-------- Dataset extract

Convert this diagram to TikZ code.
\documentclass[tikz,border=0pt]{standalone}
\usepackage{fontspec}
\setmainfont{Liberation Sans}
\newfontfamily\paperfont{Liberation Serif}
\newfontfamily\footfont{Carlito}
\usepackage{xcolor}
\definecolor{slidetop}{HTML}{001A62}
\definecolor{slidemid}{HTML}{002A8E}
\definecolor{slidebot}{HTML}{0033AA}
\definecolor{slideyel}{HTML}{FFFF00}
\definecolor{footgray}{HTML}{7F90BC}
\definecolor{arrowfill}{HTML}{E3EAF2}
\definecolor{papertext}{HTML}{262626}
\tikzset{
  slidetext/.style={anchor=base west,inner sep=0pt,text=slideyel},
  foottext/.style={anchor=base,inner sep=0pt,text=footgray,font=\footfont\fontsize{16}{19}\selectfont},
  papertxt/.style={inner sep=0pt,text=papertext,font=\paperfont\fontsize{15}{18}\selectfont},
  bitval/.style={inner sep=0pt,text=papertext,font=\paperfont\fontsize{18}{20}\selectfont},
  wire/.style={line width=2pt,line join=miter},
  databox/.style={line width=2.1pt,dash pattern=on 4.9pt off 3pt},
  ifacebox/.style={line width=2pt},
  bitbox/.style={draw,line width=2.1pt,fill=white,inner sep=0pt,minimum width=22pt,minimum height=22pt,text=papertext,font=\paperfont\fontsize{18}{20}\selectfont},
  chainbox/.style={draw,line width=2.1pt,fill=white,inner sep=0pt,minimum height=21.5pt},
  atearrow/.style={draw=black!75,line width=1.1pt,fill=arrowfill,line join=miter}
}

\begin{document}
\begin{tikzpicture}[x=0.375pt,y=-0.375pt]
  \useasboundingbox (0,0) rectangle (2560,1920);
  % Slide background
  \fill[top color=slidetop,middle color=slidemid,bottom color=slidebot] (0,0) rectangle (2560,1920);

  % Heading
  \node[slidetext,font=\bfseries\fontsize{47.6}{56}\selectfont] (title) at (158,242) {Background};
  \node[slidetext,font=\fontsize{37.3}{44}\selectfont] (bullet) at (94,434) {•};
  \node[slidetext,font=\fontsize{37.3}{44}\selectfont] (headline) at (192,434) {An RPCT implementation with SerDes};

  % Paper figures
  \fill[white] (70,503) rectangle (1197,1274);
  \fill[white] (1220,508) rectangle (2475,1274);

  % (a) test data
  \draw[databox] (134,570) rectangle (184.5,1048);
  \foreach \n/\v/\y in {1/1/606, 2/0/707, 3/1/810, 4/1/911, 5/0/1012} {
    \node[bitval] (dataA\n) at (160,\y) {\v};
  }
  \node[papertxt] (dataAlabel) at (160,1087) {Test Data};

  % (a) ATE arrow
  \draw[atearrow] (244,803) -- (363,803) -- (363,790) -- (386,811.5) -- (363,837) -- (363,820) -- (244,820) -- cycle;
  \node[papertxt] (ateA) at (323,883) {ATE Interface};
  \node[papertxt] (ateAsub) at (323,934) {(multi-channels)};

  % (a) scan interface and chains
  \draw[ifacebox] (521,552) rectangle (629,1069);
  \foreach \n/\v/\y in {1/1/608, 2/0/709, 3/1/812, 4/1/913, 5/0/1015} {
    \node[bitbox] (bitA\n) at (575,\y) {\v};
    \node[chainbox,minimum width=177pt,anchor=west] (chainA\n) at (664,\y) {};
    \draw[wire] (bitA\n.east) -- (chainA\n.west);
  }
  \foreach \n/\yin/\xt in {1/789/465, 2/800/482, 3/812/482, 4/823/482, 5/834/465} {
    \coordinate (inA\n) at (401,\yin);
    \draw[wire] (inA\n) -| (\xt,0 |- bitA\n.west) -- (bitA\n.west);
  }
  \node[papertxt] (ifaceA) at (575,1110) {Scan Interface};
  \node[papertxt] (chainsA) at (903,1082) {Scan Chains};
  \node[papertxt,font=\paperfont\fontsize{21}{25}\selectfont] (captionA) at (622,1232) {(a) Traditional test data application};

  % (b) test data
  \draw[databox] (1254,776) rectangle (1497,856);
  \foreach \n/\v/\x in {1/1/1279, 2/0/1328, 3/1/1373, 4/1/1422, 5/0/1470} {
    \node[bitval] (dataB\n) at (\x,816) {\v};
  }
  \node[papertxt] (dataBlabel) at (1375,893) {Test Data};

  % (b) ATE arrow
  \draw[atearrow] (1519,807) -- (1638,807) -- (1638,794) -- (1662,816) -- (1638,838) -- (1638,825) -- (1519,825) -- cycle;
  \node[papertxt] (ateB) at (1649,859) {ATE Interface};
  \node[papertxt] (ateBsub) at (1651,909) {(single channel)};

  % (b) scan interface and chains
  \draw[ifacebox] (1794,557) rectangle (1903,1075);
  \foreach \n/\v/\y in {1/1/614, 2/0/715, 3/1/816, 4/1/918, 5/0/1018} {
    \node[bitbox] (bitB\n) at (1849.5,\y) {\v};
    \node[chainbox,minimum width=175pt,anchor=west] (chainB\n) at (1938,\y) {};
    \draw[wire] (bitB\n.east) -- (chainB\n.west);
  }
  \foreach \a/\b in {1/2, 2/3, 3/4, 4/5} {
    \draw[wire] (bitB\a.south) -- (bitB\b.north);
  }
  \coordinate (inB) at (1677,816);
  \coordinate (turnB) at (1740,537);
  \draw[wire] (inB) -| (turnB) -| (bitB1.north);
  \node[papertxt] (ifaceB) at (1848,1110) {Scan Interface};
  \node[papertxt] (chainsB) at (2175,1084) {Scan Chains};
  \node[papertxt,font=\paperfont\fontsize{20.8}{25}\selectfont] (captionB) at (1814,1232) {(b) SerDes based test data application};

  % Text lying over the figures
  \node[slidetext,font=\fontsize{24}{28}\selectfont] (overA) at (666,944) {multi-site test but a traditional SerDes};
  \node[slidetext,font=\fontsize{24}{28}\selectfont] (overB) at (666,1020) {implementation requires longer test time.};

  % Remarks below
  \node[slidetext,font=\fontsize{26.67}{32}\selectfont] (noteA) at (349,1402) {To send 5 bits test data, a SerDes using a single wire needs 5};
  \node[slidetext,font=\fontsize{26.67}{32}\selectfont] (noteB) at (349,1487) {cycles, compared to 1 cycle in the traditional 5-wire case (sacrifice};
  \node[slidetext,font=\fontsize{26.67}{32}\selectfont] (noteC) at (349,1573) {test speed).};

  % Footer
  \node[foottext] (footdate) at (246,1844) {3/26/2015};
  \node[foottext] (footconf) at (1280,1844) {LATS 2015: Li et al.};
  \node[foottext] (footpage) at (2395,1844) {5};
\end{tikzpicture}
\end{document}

----------------
-------- Dataset extract

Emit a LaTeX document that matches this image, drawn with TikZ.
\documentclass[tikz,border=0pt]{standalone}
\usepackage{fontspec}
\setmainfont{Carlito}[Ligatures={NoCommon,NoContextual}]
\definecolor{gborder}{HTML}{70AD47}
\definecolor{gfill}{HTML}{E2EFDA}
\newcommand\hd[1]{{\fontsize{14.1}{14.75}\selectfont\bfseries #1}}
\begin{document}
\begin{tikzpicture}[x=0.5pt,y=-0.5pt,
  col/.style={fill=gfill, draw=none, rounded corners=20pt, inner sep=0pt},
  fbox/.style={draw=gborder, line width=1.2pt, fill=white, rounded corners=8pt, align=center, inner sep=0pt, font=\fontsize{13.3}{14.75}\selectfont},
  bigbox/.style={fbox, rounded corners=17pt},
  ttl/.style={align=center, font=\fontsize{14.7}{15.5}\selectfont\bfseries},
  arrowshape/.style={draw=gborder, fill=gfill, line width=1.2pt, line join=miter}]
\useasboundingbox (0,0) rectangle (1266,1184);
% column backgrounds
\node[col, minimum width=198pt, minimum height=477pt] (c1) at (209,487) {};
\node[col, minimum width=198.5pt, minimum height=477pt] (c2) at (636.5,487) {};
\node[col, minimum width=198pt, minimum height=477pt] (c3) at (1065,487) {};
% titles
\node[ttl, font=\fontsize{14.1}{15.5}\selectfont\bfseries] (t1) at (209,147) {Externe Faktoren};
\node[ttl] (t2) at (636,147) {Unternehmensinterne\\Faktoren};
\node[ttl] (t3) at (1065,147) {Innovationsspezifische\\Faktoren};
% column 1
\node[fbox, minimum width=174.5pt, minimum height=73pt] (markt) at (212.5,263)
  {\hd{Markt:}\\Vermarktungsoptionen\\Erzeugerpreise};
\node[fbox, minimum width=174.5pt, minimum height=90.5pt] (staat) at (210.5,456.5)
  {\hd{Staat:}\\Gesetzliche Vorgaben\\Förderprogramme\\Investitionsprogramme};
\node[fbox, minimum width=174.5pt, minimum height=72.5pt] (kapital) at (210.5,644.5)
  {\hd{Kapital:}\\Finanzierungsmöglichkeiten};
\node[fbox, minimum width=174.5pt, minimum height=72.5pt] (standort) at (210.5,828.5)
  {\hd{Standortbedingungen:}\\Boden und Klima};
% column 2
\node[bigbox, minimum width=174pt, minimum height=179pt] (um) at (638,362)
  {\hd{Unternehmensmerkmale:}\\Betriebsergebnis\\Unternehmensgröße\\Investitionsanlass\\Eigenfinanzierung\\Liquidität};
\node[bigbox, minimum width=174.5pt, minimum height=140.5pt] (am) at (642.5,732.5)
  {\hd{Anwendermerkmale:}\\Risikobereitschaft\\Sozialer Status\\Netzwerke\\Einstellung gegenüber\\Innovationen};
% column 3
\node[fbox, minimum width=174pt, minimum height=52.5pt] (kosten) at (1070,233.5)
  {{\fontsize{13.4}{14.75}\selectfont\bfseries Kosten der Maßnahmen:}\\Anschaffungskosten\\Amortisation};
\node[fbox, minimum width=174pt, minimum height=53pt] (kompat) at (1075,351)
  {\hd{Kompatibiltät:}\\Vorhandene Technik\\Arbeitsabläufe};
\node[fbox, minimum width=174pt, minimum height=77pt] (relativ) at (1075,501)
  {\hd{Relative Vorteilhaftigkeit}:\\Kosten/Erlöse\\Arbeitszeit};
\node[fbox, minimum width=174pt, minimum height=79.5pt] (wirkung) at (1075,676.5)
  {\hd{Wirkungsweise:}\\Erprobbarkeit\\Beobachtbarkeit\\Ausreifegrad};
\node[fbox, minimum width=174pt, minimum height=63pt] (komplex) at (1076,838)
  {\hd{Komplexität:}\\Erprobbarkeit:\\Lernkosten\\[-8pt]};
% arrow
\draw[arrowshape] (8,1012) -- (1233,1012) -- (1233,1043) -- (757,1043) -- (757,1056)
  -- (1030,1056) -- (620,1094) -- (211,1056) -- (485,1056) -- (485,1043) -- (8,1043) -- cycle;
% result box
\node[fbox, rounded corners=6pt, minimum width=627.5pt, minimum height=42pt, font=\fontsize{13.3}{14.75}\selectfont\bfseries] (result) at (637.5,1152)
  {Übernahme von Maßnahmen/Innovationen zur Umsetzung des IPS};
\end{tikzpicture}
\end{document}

----------------
-------- Dataset extract

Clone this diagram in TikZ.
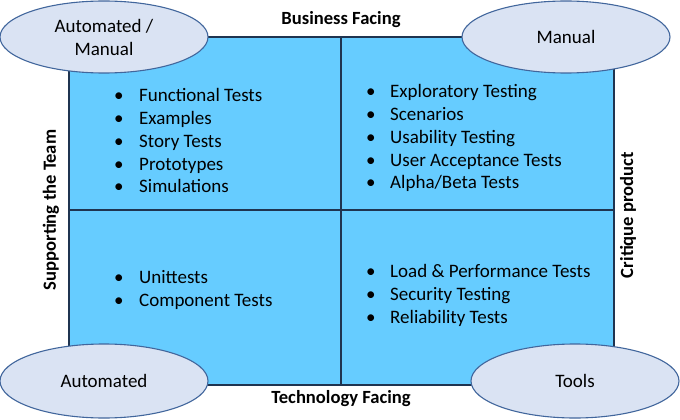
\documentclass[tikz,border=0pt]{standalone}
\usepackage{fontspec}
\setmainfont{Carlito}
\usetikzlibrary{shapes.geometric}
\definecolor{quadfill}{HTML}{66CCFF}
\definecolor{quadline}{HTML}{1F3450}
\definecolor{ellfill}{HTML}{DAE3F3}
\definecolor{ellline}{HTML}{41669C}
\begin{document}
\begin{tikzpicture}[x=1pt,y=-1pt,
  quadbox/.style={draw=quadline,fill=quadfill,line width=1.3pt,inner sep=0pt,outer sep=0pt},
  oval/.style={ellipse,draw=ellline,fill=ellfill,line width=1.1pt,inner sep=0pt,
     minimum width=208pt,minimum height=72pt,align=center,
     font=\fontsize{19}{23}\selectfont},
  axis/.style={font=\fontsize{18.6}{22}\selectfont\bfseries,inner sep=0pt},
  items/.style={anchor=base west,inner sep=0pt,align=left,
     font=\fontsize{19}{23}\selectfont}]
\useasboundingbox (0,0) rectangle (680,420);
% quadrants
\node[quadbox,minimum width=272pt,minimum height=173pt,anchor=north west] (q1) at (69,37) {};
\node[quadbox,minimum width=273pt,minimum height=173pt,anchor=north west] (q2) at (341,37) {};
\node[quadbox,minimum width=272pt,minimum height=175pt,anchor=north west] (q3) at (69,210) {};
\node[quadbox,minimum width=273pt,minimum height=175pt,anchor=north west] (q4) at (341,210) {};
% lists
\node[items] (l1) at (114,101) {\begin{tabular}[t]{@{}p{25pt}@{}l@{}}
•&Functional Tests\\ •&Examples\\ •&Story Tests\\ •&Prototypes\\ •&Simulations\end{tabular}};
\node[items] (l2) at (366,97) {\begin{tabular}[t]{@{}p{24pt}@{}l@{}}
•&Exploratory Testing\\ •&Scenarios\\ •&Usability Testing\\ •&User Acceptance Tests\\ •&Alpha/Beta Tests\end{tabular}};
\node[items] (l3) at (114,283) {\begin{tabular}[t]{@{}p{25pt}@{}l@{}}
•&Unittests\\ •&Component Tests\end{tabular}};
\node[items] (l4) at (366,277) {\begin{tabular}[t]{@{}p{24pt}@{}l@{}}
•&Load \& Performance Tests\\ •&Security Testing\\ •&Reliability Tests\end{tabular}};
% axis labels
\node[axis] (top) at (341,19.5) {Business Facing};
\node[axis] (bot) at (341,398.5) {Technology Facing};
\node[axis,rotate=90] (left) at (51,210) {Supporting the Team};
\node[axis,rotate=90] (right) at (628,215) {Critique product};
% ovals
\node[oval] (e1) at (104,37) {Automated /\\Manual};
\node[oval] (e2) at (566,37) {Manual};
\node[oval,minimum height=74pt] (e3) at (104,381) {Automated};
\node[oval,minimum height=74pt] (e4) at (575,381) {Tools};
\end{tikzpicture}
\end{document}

----------------

> [Required work]
Across the data, tally the lines containing "diagram" and give back the number alone.

> [Task answer]
2